I got a bike fitting, and so I had to tell people about the fitting … except I really dragged out that f. Forever. It’s even more annoying when you’re dragging out a letter while riding a bike and trying to talk to others. Traffic rolls by, makes noise, makes it hard for people to hear you when something does come out, etc., ugh.

For whatever reason, I was talking about May, and so well, dragging that m out quite a bit. There’s work related stuff happening in May, but also my birthday is in May. Usually on the phone (with the electric company or whatever) having to say my birthday is a true pain.

Those are the two big ones that I can remember lately. I’ve also noticed that I’ve been avoiding and substituting here and there which is still frustrating. I try not to, but sometimes I just get tired of it, and I don’t think it’ll make a difference for the listener. But sometimes I really get out of hand with substituting, and all of a sudden I don’t even make sense to myself anymore. Good times.

Ok, what I wanted to add to this today is something a little different. People who stutter often spend a lot of time obsessing over the words we do get stuck on. We see them from afar, start thinking, start switching stuff out, start changing the subject, whatever it takes.

But what about what we don’t stutter on? I know stuttering is random and can strike any word at any time. But I’ve noticed that well, there are some words that are mostly immune. Sure I get stuck on them once in a great while, but basically I know I can roll on through them usually.

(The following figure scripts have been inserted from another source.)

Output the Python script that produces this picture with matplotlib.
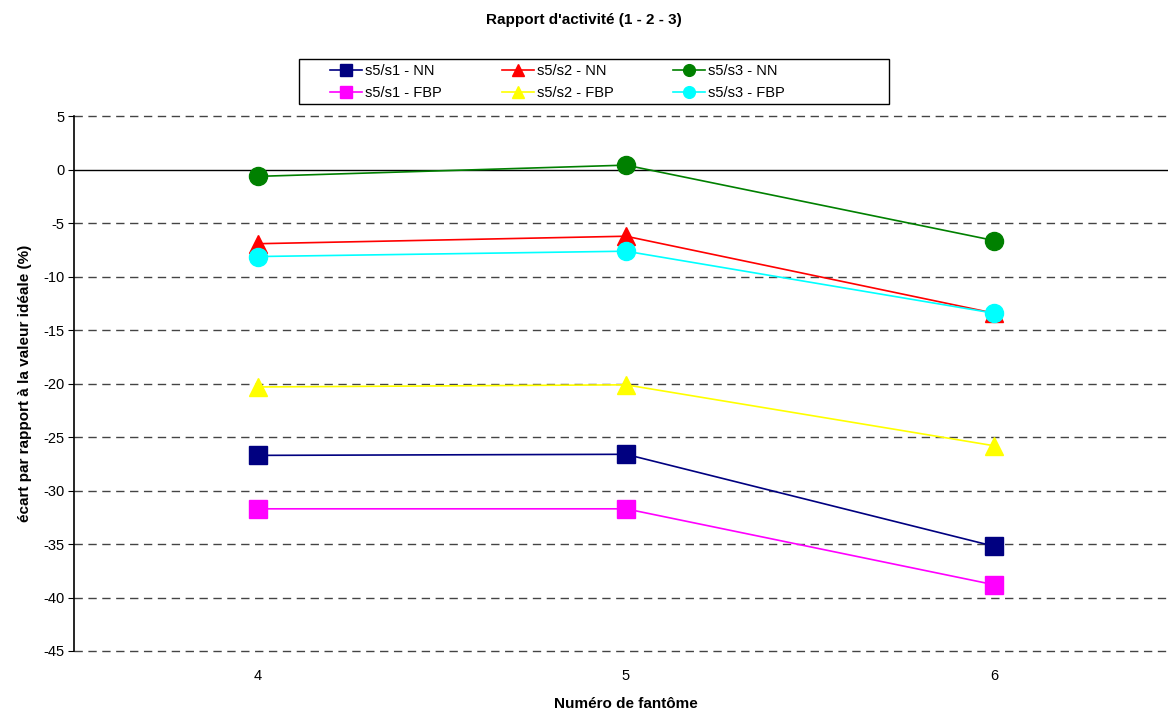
import matplotlib
matplotlib.use("Agg")
from matplotlib import pyplot as plt
from matplotlib.patches import Rectangle

plt.rcParams['font.family'] = ['Liberation Sans', 'DejaVu Sans']
plt.rcParams['axes.unicode_minus'] = False

fantomes = [4, 5, 6]

s1_nn = [-26.7, -26.6, -35.2]
s2_nn = [-6.9, -6.2, -13.4]
s3_nn = [-0.6, 0.45, -6.6]
s1_fbp = [-31.7, -31.7, -38.8]
s2_fbp = [-20.3, -20.1, -25.8]
s3_fbp = [-8.1, -7.6, -13.4]

y_ticks = [5, 0, -5, -10, -15, -20, -25, -30, -35, -40, -45]

W, H = 1168, 713
fig = plt.figure(figsize=(W / 100, H / 100), dpi=100)
ax = fig.add_axes([74 / W, 1 - 651 / H, 1104 / W, (651 - 116.5) / H])

# grid lines
for yv in y_ticks:
    if yv == 0:
        ax.axhline(0, color="black", linewidth=1.0, zorder=1)
    else:
        ax.axhline(yv, color="#444444", linewidth=1.0, linestyle=(0, (6, 4)),
                   zorder=1, clip_on=False)

series = [
    ("s5/s1 - NN", s1_nn, "#000080", "s"),
    ("s5/s1 - FBP", s1_fbp, "#ff00ff", "s"),
    ("s5/s2 - NN", s2_nn, "#ff0000", "^"),
    ("s5/s2 - FBP", s2_fbp, "#ffff00", "^"),
    ("s5/s3 - NN", s3_nn, "#008000", "o"),
    ("s5/s3 - FBP", s3_fbp, "#00ffff", "o"),
]

for label, vals, color, marker in series:
    ax.plot(fantomes, vals, color=color, marker=marker, markersize=13,
            linewidth=1.2, label=label, zorder=3)

ax.set_xlim(3.5, 6.5)
ax.set_ylim(-45, 5)
ax.set_xticks(fantomes)
ax.set_yticks(y_ticks)
ax.tick_params(axis="x", length=0, labelsize=10.5, pad=13)
ax.tick_params(axis="y", length=4, direction="out", labelsize=10.5, pad=3)

for side in ["top", "right", "bottom"]:
    ax.spines[side].set_visible(False)
ax.spines["left"].set_linewidth(1.2)

ax.set_ylabel("écart par rapport à la valeur idéale (%)", fontsize=11,
              fontweight="bold", labelpad=8)
fig.text(626 / W, 1 - 704 / H, "Numéro de fantôme", fontsize=11,
         fontweight="bold", ha="center", va="center")

fig.suptitle("Rapport d'activité (1 - 2 - 3)", fontsize=11, fontweight="bold",
             x=0.5, y=1 - 20 / H, va="center")

leg = fig.legend(loc="center left", bbox_to_anchor=(330 / W, 1 - 82 / H),
                 ncol=3, fontsize=10.5, frameon=False, markerscale=0.65,
                 handlelength=2.2, columnspacing=4.1, labelspacing=0.5,
                 borderpad=0, borderaxespad=0, handletextpad=0.2)

fig.patches.append(Rectangle((299 / W, 1 - 104 / H), 590 / W, 45 / H,
                             transform=fig.transFigure, fill=False,
                             edgecolor="black", linewidth=1.0))

fig.savefig("out.png", dpi=100)
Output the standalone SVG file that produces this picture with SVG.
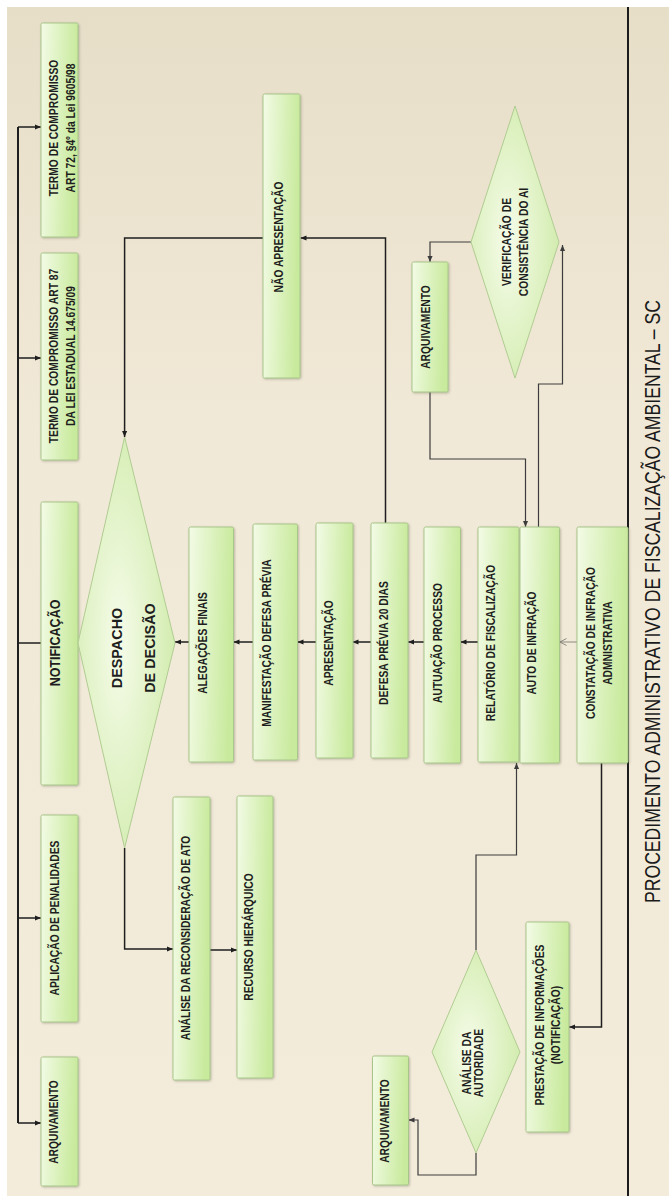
<svg xmlns="http://www.w3.org/2000/svg" width="669" height="1196" viewBox="0 0 669 1196">
<defs>
<linearGradient id="bg" x1="0" y1="0" x2="0" y2="1">
<stop offset="0" stop-color="#e7dec8"/>
<stop offset="0.35" stop-color="#f1e9d7"/>
<stop offset="1" stop-color="#f4ecdb"/>
</linearGradient>
<linearGradient id="gb" x1="0" y1="0" x2="1" y2="0.15">
<stop offset="0" stop-color="#f3fbe6"/>
<stop offset="1" stop-color="#c8ea9c"/>
</linearGradient>
<radialGradient id="gd" cx="0.42" cy="0.5" r="0.7">
<stop offset="0" stop-color="#f6fcea"/>
<stop offset="1" stop-color="#cbe9a3"/>
</radialGradient>
<filter id="sh" x="-20%" y="-10%" width="140%" height="120%">
<feDropShadow dx="1" dy="1" stdDeviation="0.8" flood-color="#5a5a40" flood-opacity="0.35"/>
</filter>
<marker id="a" viewBox="0 0 8 8" refX="8" refY="4" markerWidth="6" markerHeight="6" markerUnits="userSpaceOnUse" orient="auto">
<path d="M0,0.6 L8,4 L0,7.4 z" fill="#1e1e1e"/>
</marker>
<marker id="ag" viewBox="0 0 8 8" refX="8" refY="4" markerWidth="6" markerHeight="6" markerUnits="userSpaceOnUse" orient="auto">
<path d="M0,0.6 L8,4 L0,7.4 z" fill="#3c3c3c"/>
</marker>
<marker id="ao" viewBox="0 0 8 8" refX="7.5" refY="4" markerWidth="8" markerHeight="8" markerUnits="userSpaceOnUse" orient="auto">
<path d="M1,0.5 L7.5,4 L1,7.5" fill="none" stroke="#8a8a80" stroke-width="1"/>
</marker>
<style>
.box{fill:url(#gb);stroke:#a8c58a;stroke-width:1;filter:url(#sh);}
.dia{fill:url(#gd);stroke:#b0cc92;stroke-width:1;}
.t{font-family:"Liberation Sans",Arial,sans-serif;font-weight:bold;font-size:10.3px;fill:#1e1e1e;text-anchor:middle;}
.big{font-size:14.4px;}
.ntf{font-size:12.5px;}
.title{font-family:"Liberation Sans",Arial,sans-serif;font-size:18px;fill:#1a1a1a;text-anchor:middle;}
.c{fill:none;stroke:#1e1e1e;stroke-width:1.5;}
.k{fill:none;stroke:#1e1e1e;stroke-width:2;}
.g{fill:none;stroke:#3c3c3c;stroke-width:1.2;}
</style>
</defs>

<rect x="0" y="0" width="669" height="1196" fill="#ffffff"/>
<rect x="7" y="7" width="662" height="1189" fill="url(#bg)"/>
<line x1="628" y1="7" x2="628" y2="1196" stroke="#1c1c1c" stroke-width="2"/>

<g id="connectors">
<path class="k" d="M18,127 V1123"/>
<path class="c" d="M18,127 H41" marker-end="url(#a)"/>
<path class="c" d="M18,358 H41" marker-end="url(#a)"/>
<path class="c" d="M18,643 H41"/>
<path class="c" d="M18,918 H41" marker-end="url(#a)"/>
<path class="c" d="M18,1123 H41" marker-end="url(#a)"/>
<path class="c" d="M189,642 H175" marker-end="url(#a)"/>
<path class="c" d="M253,642 H233.5" marker-end="url(#a)"/>
<path class="c" d="M316,642 H297.5" marker-end="url(#a)"/>
<path class="c" d="M371,642 H352.5" marker-end="url(#a)"/>
<path class="c" d="M424,642 H408" marker-end="url(#a)"/>
<path class="c" d="M478,642 H460.5" marker-end="url(#a)"/>
<path fill="none" stroke="#8a8a80" stroke-width="1" d="M577,642 H560" marker-end="url(#ao)"/>
<path class="c" d="M385.5,523 V238 H300.5" marker-end="url(#a)"/>
<path class="c" d="M263,238 H124.6 V437" marker-end="url(#a)"/>
<path class="g" d="M471,242 H430 V262" marker-end="url(#ag)"/>
<path class="g" d="M430,392 V459 H525.5 V527" marker-end="url(#ag)"/>
<path class="g" d="M538.5,527 V384 H562.5 V245" marker-end="url(#ag)"/>
<path class="c" d="M601.5,763 V1027 H569" marker-end="url(#a)"/>
<path class="g" d="M476,950 V855 H516.5 V763" marker-end="url(#ag)"/>
<path class="g" d="M476,1153 V1175 H418 V1120 H408.5" marker-end="url(#ag)"/>
<path class="c" d="M124.6,848 V949 H173" marker-end="url(#a)"/>
<path class="c" d="M210,950 H237" marker-end="url(#a)"/>
</g>

<g id="termo72">
<rect class="box" x="41" y="23" width="37" height="214" rx="1.5"/>
<text class="t" transform="translate(57.6,128) rotate(-90) scale(1,1.2)">TERMO DE COMPROMISSO</text>
<text class="t" transform="translate(74.6,128) rotate(-90) scale(1,1.2)">ART 72, §4º  da Lei 9605/98</text>
</g>
<g id="termo87">
<rect class="box" x="41" y="253" width="37" height="207" rx="1.5"/>
<text class="t" transform="translate(57.6,356) rotate(-90) scale(1,1.2)">TERMO DE COMPROMISSO ART 87</text>
<text class="t" transform="translate(74.6,356) rotate(-90) scale(1,1.2)">DA LEI  ESTADUAL 14.675/09</text>
</g>
<g id="notificacao">
<rect class="box" x="41" y="502" width="37" height="283" rx="1.5"/>
<text class="t ntf" transform="translate(60,643) rotate(-90) scale(1,1.2)">NOTIFICAÇÃO</text>
</g>
<g id="aplicacao">
<rect class="box" x="41" y="815" width="37" height="207" rx="1.5"/>
<text class="t" transform="translate(58.6,918) rotate(-90) scale(1,1.2)">APLICAÇÃO DE PENALIDADES</text>
</g>
<g id="arquivamento1">
<rect class="box" x="41" y="1057" width="37" height="129" rx="1.5"/>
<text class="t" transform="translate(58.1,1122) rotate(-90) scale(1,1.2)">ARQUIVAMENTO</text>
</g>

<g id="despacho">
<polygon class="dia" points="124.6,437 175,643 124.6,848 78,643"/>
<text class="t big" transform="translate(122,648) rotate(-90)">DESPACHO</text>
<text class="t big" transform="translate(154.5,648) rotate(-90)">DE DECISÃO</text>
</g>
<g id="analiseReconsideracao">
<rect class="box" x="173" y="797" width="37" height="283" rx="1.5"/>
<text class="t" transform="translate(189.6,938) rotate(-90) scale(1,1.2)">ANÁLISE DA RECONSIDERAÇÃO DE ATO</text>
</g>
<g id="recurso">
<rect class="box" x="237" y="796" width="36" height="282" rx="1.5"/>
<text class="t" transform="translate(253.2,937) rotate(-90) scale(1,1.2)">RECURSO HIERÁRQUICO</text>
</g>

<g id="alegacoes">
<rect class="box" x="189" y="527" width="44.5" height="235" rx="1.5"/>
<text class="t" transform="translate(206.6,643) rotate(-90) scale(1,1.2)">ALEGAÇÕES FINAIS</text>
</g>
<g id="manifestacao">
<rect class="box" x="253" y="524" width="44.5" height="236" rx="1.5"/>
<text class="t" transform="translate(270.6,643) rotate(-90) scale(1,1.2)">MANIFESTAÇÃO DEFESA PRÉVIA</text>
</g>
<g id="apresentacao">
<rect class="box" x="316" y="523" width="37" height="235" rx="1.5"/>
<text class="t" transform="translate(333.3,643) rotate(-90) scale(1,1.2)">APRESENTAÇÃO</text>
</g>
<g id="defesaPrevia">
<rect class="box" x="371" y="523" width="37" height="235" rx="1.5"/>
<text class="t" transform="translate(388.1,643) rotate(-90) scale(1,1.2)">DEFESA PRÉVIA 20 DIAS</text>
</g>
<g id="autuacao">
<rect class="box" x="424" y="527" width="36.5" height="236" rx="1.5"/>
<text class="t" transform="translate(441.6,643) rotate(-90) scale(1,1.2)">AUTUAÇÃO PROCESSO</text>
</g>
<g id="relatorio">
<rect class="box" x="478" y="527" width="41" height="235" rx="1.5"/>
<text class="t" transform="translate(494.6,643) rotate(-90) scale(1,1.2)">RELATÓRIO DE FISCALIZAÇÃO</text>
</g>
<g id="autoInfracao">
<rect class="box" x="520" y="527" width="39.5" height="236" rx="1.5"/>
<text class="t" transform="translate(536.3,643) rotate(-90) scale(1,1.2)">AUTO DE INFRAÇÃO</text>
</g>
<g id="constatacao">
<rect class="box" x="577" y="527" width="51" height="236" rx="1.5"/>
<text class="t" transform="translate(594.6,643) rotate(-90) scale(1,1.2)">CONSTATAÇÃO DE INFRAÇÃO</text>
<text class="t" transform="translate(611.6,643) rotate(-90) scale(1,1.2)">ADMNISTRATIVA</text>
</g>

<g id="naoApresentacao">
<rect class="box" x="263" y="94" width="37" height="284" rx="1.5"/>
<text class="t" transform="translate(282.6,237) rotate(-90) scale(1,1.2)">NÃO APRESENTAÇÃO</text>
</g>
<g id="arquivamento2">
<rect class="box" x="412" y="262" width="36" height="130" rx="1.5"/>
<text class="t" transform="translate(429.6,327) rotate(-90) scale(1,1.2)">ARQUIVAMENTO</text>
</g>
<g id="verificacao">
<polygon class="dia" points="515,106 559,242 515,378 471,242"/>
<text class="t" transform="translate(511,242) rotate(-90) scale(1,1.2)">VERIFICAÇÃO DE</text>
<text class="t" transform="translate(528,242) rotate(-90) scale(1,1.2)">CONSISTÊNCIA DO AI</text>
</g>

<g id="analiseAutoridade">
<polygon class="dia" points="476,950 520,1052 476,1153 432,1052"/>
<text class="t" transform="translate(471.3,1063) rotate(-90) scale(1,1.2)">ANÁLISE DA</text>
<text class="t" transform="translate(482.9,1063) rotate(-90) scale(1,1.2)">AUTORIDADE</text>
</g>
<g id="prestacao">
<rect class="box" x="526" y="922" width="43" height="210" rx="1.5"/>
<text class="t" transform="translate(543.6,1025) rotate(-90) scale(1,1.2)">PRESTAÇÃO DE INFORMAÇÕES</text>
<text class="t" transform="translate(559.6,1025) rotate(-90) scale(1,1.2)">(NOTIFICAÇÃO)</text>
</g>
<g id="arquivamento3">
<rect class="box" x="372.5" y="1056" width="36" height="129" rx="1.5"/>
<text class="t" transform="translate(389.2,1121) rotate(-90) scale(1,1.2)">ARQUIVAMENTO</text>
</g>

<g id="title">
<text class="title" transform="translate(660,601.5) rotate(-90) scale(1,1.2)" textLength="603" lengthAdjust="spacingAndGlyphs">PROCEDIMENTO ADMINISTRATIVO DE FISCALIZAÇÃO AMBIENTAL – SC</text>
</g>
</svg>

For example, I went to school in Pittsburgh. When people ask, I can say “Pittsburgh” without stuttering at all. “Pennsylvania” is also pretty easy (where I grew up). There are also certain greetings — I noticed in France I never really stuttered on “bonjour.” I can say at least one (of three) of my kids’ names without any problems as well. (When I’m talking to others about them. When I’m just calling the children, there’s no stuttering.)

I could probably make a longer list — certain months, certain countries, cities, etc., But you get the idea. The point is that while we usually fear certain words and situations, we can still be fluent (reliably) in others. And that should help our confidence out.